[Dixielandjazz] Beebe's kids and other young folks

Charlie Hooks charliehooks@earthlink.net
Tue, 06 Aug 2002 18:03:26 -0500


on 8/6/02 1:12 PM, Nancy Giffin at nancyink@ulink.net wrote:

> So while it may
> be a shame that we missed out on classic material, it's not our fault for
> not knowing what our elders know.

    You're absolutely right, Nancy: it's not the kids' fault.  But I'm not
sure Jim was saying that, either.  I know that as I was reading his note
(and shaking my head in agreement), I was thinking NOT "what silly kids!"
but that "our generation just isn't being able to pass on that which was
passed on to us."  

    "Beautiful Dreamer" wasn't "our" generation's music.  It wasn't even our
great-grandfathers' music.  It was All Generations' music, a Stephen Foster
song, a song that my generation learned--well, God knows where--from the
culture in general?  Not from the radio, especially.  Glenn Miller was on
the radio, not Stephen Foster.  But we learned those songs SOMEWHERE.  Same
place we learned "The Little Brown Church in the Vale" and "The Spanish
Cavalier" and "Reuben and Rachael" and "Frankie and Johnnie" and "Loch
Lomand" and and...

    Wherever we went to learn things like that, we don't go there anymore.
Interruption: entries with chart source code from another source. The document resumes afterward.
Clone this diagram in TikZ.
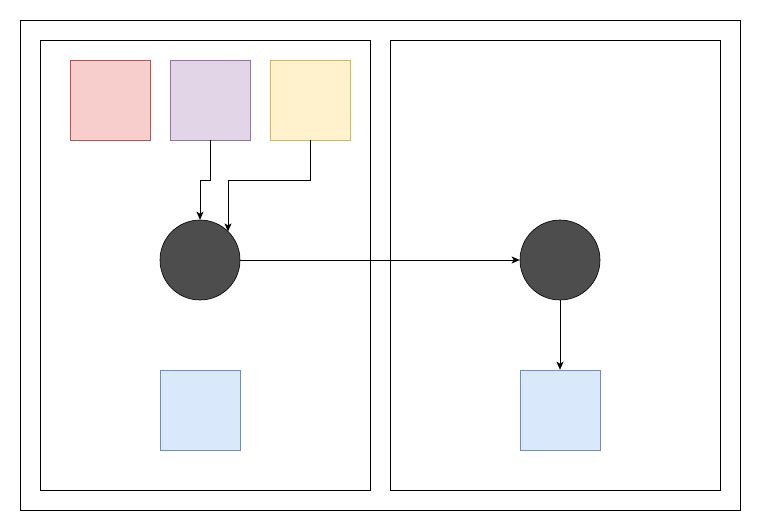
\documentclass[tikz,border=0pt]{standalone}
\usetikzlibrary{arrows.meta,calc}
\definecolor{redfill}{HTML}{F8CECC}\definecolor{redline}{HTML}{B85450}
\definecolor{purfill}{HTML}{E1D5E7}\definecolor{purline}{HTML}{9673A6}
\definecolor{yelfill}{HTML}{FFF2CC}\definecolor{yelline}{HTML}{D6B656}
\definecolor{blufill}{HTML}{DAE8FC}\definecolor{bluline}{HTML}{6C8EBF}
\definecolor{darkfill}{HTML}{4D4D4D}
\tikzset{
  sq/.style={draw, minimum width=80pt, minimum height=80pt, inner sep=0pt, line width=0.6pt},
  frame/.style={draw=black, line width=0.8pt},
  dot/.style={circle, draw=black, fill=darkfill, minimum size=80pt, inner sep=0pt, line width=0.6pt},
  conn/.style={draw=black, line width=0.9pt, -{Stealth[length=8pt,width=7pt,inset=2pt]}}
}
\begin{document}
\begin{tikzpicture}[x=1pt,y=-1pt]
\useasboundingbox (0,0) rectangle (761,531);
\fill[white] (0,0) rectangle (761,531);
\draw[frame] (20,20) rectangle (740,510);
\draw[frame] (40,40) rectangle (370,490);
\draw[frame] (390,40) rectangle (720,490);
\node[sq, fill=redfill, draw=redline] (r) at (110,100) {};
\node[sq, fill=purfill, draw=purline] (p) at (210,100) {};
\node[sq, fill=yelfill, draw=yelline] (y) at (310,100) {};
\node[dot] (c1) at (200,260) {};
\node[dot] (c2) at (560,260) {};
\node[sq, fill=blufill, draw=bluline] (b1) at (200,410) {};
\node[sq, fill=blufill, draw=bluline] (b2) at (560,410) {};
\draw[conn] (p.south) -- (210,180) -- (200,180) -- (c1.north);
\draw[conn] (y.south) -- (310,180) -- (228,180) -- (228,231.4);
\draw[conn] (c1.east) -- (c2.west);
\draw[conn] (c2.south) -- (b2.north);
\end{tikzpicture}
\end{document}
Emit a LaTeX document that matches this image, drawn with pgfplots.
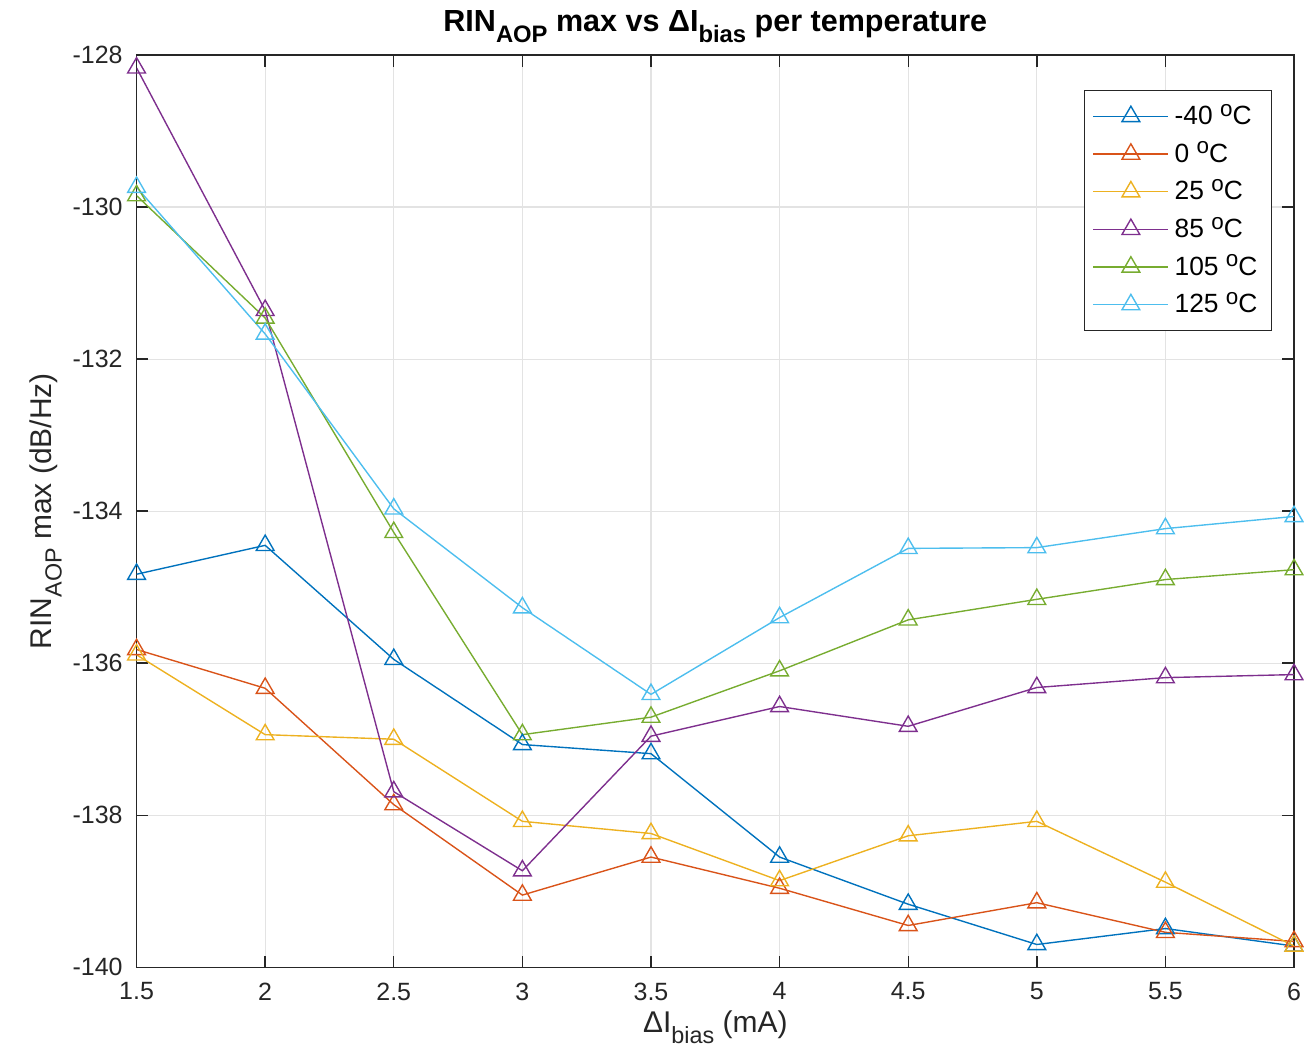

    We watch TV instead?  Is that what's happened?  That's surely part of
it. An enormous part of our cultural base just isn't getting passed along:
nursery rhymes, Stevenson's poems (what kid knows "Oh How I Like to Go Up in
a Swing"?), things that have been around much longer than I have, longer
than my grandfather was.  This knowledge has been held in common by the
generations--until the present generation, which does know a few things: it
knows Winnie the Pooh (because of TV) and it knows Tolkein (because of the
movies).  Dr. Seuss we are lucky to have.  And Maurice Sendac.  So we are
adding to; but we're losing much too much.

    I think that's what was bothering Jim.  Of course, he did say: "she
didn't want to hear about it.  I am pissed about this.  Public TV ran a nice
special on Foster recently and I was hoping my kids might watch it.  I know
they didn't."  But the scandal to me is not that the kids "don't want to
hear about it," but that they still need to hear about it at all!  They've
been through 12 years of at-least-lets-pretend-it's-school, and they don't
know Stephen Foster??  Don't know "Sewanee River"??

    Our bucket's got a hole in it!  We're leaking culture like a sieve.

    Your point about learning between generations being a two way street is
well taken.  But one must not carry this too far: the difference between a
person who has learned a great deal and one who hasn't yet is vast, and it's
no good pretending otherwise.  Jim knows a great about music and musicians,
knowledge he has acquired at cost; his kids (like any kids) spurn this
knowledge to their loss, not his.  (He's also much more tolerant than I am:
he'll defend the Beatles top and bottom; I won't.)  But he worries about
those kids because they're his.

    All young people should be like you, Nancy: may we please clone you?